### [SOURCE MATERIAL]
-- begin --
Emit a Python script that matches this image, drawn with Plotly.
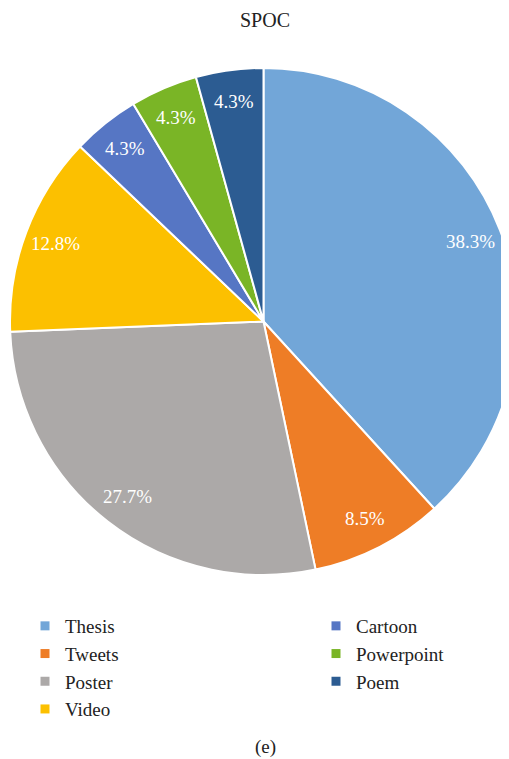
-- end --
-- begin --
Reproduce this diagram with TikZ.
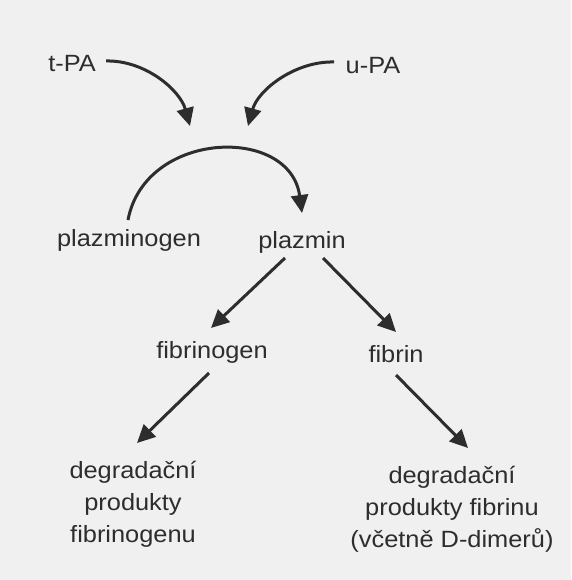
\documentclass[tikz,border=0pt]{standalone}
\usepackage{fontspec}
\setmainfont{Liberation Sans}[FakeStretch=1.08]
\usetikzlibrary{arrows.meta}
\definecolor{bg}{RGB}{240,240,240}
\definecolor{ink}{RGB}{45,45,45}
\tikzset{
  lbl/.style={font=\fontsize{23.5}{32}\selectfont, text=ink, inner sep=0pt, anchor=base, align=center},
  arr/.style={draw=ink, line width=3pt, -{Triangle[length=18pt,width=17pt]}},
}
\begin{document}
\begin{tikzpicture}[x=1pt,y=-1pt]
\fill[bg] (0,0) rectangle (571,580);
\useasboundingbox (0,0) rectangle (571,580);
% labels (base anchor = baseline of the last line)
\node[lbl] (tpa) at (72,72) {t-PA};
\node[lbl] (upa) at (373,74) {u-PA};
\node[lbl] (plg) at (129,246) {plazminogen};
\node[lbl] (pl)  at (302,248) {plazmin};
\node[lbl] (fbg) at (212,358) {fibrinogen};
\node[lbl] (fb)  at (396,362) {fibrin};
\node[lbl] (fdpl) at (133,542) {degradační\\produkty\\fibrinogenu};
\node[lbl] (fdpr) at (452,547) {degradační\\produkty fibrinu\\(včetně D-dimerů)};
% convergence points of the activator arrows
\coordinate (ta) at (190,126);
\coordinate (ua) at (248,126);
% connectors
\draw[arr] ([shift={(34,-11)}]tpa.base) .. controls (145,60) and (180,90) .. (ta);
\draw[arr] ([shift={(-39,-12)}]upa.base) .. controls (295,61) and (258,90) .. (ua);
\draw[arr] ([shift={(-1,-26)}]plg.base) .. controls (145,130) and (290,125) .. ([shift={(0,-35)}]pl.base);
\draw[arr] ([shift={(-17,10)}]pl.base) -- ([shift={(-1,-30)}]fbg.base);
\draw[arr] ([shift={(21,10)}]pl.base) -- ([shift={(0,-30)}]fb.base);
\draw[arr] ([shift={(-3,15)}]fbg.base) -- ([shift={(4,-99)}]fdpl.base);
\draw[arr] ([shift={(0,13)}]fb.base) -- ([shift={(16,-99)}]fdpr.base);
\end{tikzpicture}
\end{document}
-- end --
### [AIM]
Copy each line of the listing that contains the string "this".

### [WRITTEN SOLUTION]
Emit a Python script that matches this image, drawn with Plotly.
Reproduce this diagram with TikZ.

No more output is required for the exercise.